Paying slightly more for CAT6 over CAT5e on a new install buys measurable headroom: higher bandwidth and the ability to handle 10-gigabit speeds on shorter cable runs. Paying a step more again for CAT6A buys guaranteed 10-gigabit performance across a full run and stronger resistance to interference in crowded cable pathways.

The trap is optimizing the wrong number. Saving a small amount on cable while paying full price for labor, then having to redo the labor when the network outgrows the cable, is the most expensive path of the three. The cost question is really a timing question: pay a little more now, or pay for the whole installation again later.

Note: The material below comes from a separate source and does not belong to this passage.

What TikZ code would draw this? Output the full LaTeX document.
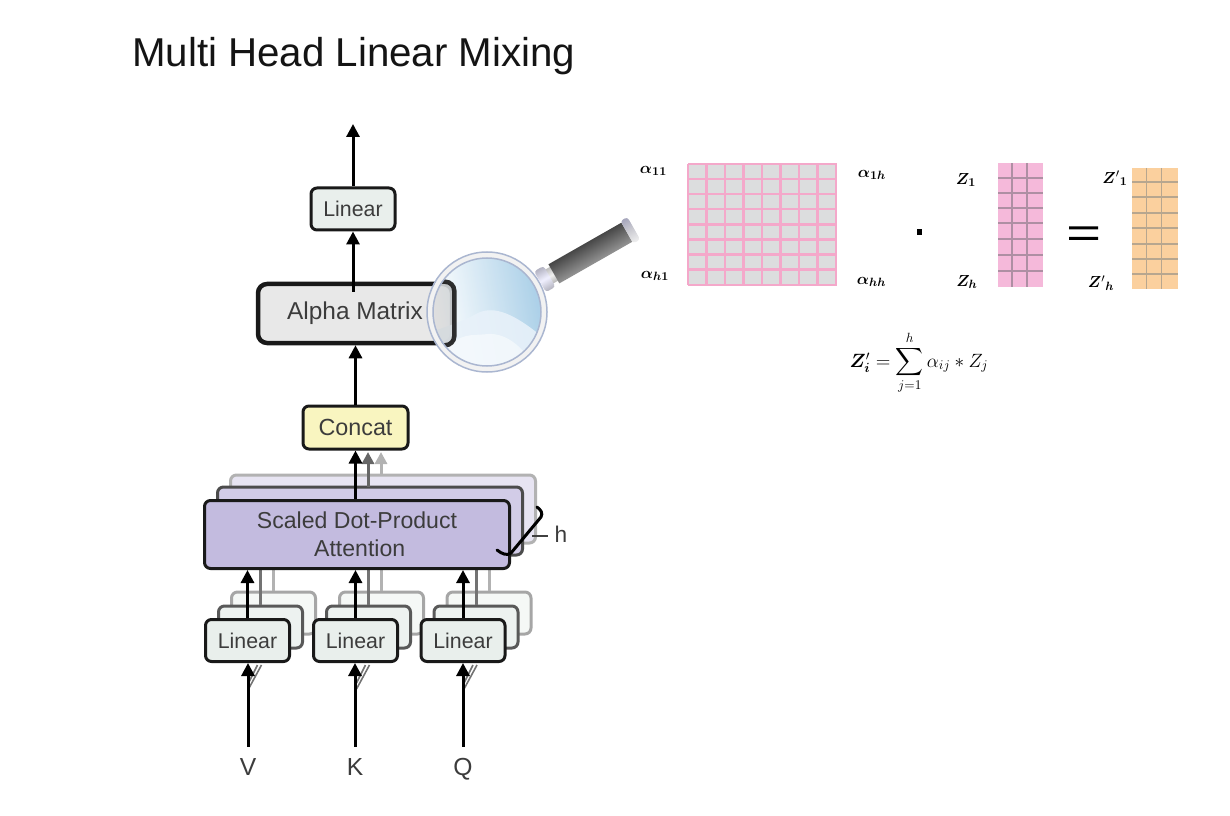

There is a real counterweight, though. Buying capacity a business will genuinely never use is its own waste. A small office that will never run anything heavier than gigabit, in a building it will leave in a few years, gains nothing from CAT6A’s 10-gigabit headroom. Headroom is insurance, and insurance against a risk that will never materialize is just cost.

Question Three: Will You Need 10-Gigabit Speed? #

This is the question that separates CAT6 from CAT6A, and it is where the specifications finally matter.

CAT6 can carry 10-gigabit speeds, but only for shorter runs, up to about 55 meters, and reliably only toward the shorter end of that range if the cabling shares space with other electrical noise. For a compact office where runs stay short, CAT6 can reach 10 gigabit. For a larger floor, or any run approaching the full 100-meter length, CAT6 cannot guarantee it.

CAT6A removes the asterisk. It is built to carry 10-gigabit speeds across the full 100-meter run, with the higher bandwidth and interference resistance that 10-gigabit traffic demands. For a new installation where 10-gigabit is needed now or expected within the cable’s lifespan, CAT6A is the category that delivers it without conditions or after-the-fact testing.

So the third question resolves cleanly. If 10-gigabit is not on the horizon and runs are short, CAT6 covers it. If 10-gigabit matters, or runs are long, or the building is dense enough that interference is a concern, CAT6A is the cable that carries it the full distance.

Putting the Three Answers Together #

The three questions stack into a decision. Time first, then cost, then speed:

  • Short-term space, basic needs: CAT5e remains a defensible, working choice.
  • Long-term space, cost-conscious, no near-term 10-gigabit need, short runs: CAT6 is the balanced pick.
  • Long-term space, 10-gigabit needed or anticipated, longer runs, or dense environment: CAT6A is the future-proof choice.

Notice that none of these answers came from the cable’s specification sheet alone. The megahertz and gigabit figures describe what each cable can do; the building and the business decide which of those capabilities is worth paying for. A specification cannot tell you how long you will occupy a space or whether you will need 10-gigabit in five years. Those answers come from you, and they are what turn three similar-looking cables into one clear choice.

If the categories themselves still feel abstract, the broader picture of what data cabling is and how it fits a building gives the groundwork. And when the decision is not copper at all but whether to run fiber instead, the comparison between fiber optic and copper cable is the next question worth weighing.

Frequently Asked Questions #

Can I mix CAT5e, CAT6, and CAT6A in the same network?
Yes. The cables share the same connector and are backward compatible, so they work together. The catch is that any single connection runs only as fast as its slowest component. A CAT6A run plugged through a CAT5e patch cable performs at CAT5e levels, so mixing works but does not combine the best of each.

Will a higher category cable make my internet faster?
Not by itself. Internet speed is capped by the service coming into the building. A higher-category cable removes the cabling as a bottleneck and supports faster speeds between devices inside the network, but it cannot deliver more bandwidth than the internet connection provides.

What about CAT7 or CAT8?
Those are separate categories aimed at specialized environments rather than typical commercial offices, and they bring their own connector and cost considerations. For the great majority of business installations, the real decision sits among CAT5e, CAT6, and CAT6A.